Plotting code records
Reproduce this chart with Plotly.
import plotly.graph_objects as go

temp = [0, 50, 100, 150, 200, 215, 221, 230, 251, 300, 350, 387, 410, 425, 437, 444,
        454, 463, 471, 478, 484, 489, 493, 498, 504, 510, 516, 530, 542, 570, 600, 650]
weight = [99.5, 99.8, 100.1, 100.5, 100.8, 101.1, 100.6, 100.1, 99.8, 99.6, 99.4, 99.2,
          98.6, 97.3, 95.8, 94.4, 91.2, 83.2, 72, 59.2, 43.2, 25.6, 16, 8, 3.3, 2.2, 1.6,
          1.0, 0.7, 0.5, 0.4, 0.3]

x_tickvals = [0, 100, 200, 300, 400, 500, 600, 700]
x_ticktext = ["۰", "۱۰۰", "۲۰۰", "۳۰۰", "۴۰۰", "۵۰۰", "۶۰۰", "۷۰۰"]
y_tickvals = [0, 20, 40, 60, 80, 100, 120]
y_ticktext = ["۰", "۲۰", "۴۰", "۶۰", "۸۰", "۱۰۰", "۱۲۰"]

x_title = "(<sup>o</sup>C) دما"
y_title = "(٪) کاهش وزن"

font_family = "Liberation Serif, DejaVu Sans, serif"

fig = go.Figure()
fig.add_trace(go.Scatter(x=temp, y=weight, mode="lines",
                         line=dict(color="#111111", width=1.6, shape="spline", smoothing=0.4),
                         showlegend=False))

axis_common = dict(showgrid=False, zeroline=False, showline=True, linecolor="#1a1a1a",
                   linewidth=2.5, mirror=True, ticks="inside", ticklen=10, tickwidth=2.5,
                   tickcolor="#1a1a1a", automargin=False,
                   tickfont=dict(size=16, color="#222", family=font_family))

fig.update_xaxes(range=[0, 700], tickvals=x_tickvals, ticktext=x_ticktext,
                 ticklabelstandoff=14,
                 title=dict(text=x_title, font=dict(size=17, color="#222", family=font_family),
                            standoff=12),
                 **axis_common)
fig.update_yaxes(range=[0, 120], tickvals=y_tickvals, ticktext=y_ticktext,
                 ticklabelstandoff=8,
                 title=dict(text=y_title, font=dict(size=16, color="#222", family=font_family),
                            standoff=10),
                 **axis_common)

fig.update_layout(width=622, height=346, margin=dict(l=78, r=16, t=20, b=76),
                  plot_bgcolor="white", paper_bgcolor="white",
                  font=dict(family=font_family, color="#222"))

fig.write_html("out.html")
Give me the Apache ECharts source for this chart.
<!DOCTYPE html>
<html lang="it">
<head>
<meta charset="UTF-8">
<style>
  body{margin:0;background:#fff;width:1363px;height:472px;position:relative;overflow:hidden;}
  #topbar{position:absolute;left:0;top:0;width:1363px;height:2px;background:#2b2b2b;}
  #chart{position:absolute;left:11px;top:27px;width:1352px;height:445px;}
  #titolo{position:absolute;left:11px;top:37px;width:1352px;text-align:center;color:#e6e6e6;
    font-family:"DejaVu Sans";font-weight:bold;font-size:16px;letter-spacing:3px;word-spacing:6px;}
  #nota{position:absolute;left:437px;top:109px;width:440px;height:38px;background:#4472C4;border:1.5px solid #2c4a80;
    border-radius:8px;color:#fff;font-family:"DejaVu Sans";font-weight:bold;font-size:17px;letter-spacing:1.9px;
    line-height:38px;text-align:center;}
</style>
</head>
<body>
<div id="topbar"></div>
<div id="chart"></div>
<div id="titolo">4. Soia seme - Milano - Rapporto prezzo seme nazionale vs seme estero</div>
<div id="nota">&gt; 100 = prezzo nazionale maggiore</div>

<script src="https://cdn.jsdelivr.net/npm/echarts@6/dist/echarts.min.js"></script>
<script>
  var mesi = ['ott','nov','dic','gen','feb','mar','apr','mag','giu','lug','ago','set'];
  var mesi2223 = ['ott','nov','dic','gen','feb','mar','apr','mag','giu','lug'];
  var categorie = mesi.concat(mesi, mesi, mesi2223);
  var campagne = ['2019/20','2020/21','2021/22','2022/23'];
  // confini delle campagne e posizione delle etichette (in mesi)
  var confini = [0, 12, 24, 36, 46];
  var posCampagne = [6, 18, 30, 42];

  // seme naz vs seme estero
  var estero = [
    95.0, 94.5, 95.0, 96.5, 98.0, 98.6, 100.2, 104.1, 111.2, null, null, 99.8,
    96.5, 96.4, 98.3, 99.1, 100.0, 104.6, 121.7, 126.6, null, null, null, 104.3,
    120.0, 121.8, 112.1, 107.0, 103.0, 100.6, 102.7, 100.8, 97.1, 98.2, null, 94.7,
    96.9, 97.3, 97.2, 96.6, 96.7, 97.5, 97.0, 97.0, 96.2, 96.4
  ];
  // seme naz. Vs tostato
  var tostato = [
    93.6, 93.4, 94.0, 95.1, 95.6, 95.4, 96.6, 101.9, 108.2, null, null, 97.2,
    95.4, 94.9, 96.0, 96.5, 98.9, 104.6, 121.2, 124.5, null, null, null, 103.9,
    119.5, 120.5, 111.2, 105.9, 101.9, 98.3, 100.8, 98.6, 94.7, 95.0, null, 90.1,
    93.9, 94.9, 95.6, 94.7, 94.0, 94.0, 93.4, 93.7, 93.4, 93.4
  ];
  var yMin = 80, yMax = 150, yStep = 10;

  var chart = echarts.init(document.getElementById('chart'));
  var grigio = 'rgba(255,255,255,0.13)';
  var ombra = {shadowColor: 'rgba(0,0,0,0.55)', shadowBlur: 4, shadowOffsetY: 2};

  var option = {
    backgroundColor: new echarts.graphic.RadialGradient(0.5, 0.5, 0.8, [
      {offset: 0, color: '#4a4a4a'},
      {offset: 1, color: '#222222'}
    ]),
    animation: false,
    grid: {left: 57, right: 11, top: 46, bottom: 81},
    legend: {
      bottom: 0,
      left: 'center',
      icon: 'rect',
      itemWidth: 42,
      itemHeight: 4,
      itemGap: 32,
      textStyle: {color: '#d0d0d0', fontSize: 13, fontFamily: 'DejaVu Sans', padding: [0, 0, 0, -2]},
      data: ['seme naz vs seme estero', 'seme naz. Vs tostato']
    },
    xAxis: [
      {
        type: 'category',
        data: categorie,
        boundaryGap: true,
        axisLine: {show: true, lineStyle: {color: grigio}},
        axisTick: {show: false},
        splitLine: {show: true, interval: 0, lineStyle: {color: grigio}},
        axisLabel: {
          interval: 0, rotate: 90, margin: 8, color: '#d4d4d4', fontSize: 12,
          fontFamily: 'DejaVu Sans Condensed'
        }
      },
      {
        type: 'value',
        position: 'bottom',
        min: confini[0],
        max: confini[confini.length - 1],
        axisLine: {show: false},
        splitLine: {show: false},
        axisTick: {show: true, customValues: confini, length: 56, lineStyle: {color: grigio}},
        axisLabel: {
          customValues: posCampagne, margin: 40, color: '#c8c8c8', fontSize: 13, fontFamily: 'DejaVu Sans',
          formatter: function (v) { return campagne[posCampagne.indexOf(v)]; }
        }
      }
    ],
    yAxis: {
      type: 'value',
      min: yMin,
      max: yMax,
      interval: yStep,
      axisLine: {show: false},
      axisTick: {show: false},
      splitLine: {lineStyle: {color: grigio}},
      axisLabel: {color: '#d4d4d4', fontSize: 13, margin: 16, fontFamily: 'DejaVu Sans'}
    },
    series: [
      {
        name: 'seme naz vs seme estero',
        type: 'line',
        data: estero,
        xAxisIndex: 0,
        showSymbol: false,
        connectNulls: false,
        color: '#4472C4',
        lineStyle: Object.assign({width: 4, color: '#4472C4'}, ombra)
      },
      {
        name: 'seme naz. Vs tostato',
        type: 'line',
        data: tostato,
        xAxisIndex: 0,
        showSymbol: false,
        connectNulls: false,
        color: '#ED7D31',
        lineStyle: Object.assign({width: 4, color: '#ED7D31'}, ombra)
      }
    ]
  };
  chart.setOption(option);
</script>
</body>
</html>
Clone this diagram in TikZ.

TASK PROMPT
Beginning at the first line above, repeat exactly until the line containing "showlegend=False))", which is included.

WORKED ANSWER
Reproduce this chart with Plotly.
import plotly.graph_objects as go

temp = [0, 50, 100, 150, 200, 215, 221, 230, 251, 300, 350, 387, 410, 425, 437, 444,
        454, 463, 471, 478, 484, 489, 493, 498, 504, 510, 516, 530, 542, 570, 600, 650]
weight = [99.5, 99.8, 100.1, 100.5, 100.8, 101.1, 100.6, 100.1, 99.8, 99.6, 99.4, 99.2,
          98.6, 97.3, 95.8, 94.4, 91.2, 83.2, 72, 59.2, 43.2, 25.6, 16, 8, 3.3, 2.2, 1.6,
          1.0, 0.7, 0.5, 0.4, 0.3]

x_tickvals = [0, 100, 200, 300, 400, 500, 600, 700]
x_ticktext = ["۰", "۱۰۰", "۲۰۰", "۳۰۰", "۴۰۰", "۵۰۰", "۶۰۰", "۷۰۰"]
y_tickvals = [0, 20, 40, 60, 80, 100, 120]
y_ticktext = ["۰", "۲۰", "۴۰", "۶۰", "۸۰", "۱۰۰", "۱۲۰"]

x_title = "(<sup>o</sup>C) دما"
y_title = "(٪) کاهش وزن"

font_family = "Liberation Serif, DejaVu Sans, serif"

fig = go.Figure()
fig.add_trace(go.Scatter(x=temp, y=weight, mode="lines",
                         line=dict(color="#111111", width=1.6, shape="spline", smoothing=0.4),
                         showlegend=False))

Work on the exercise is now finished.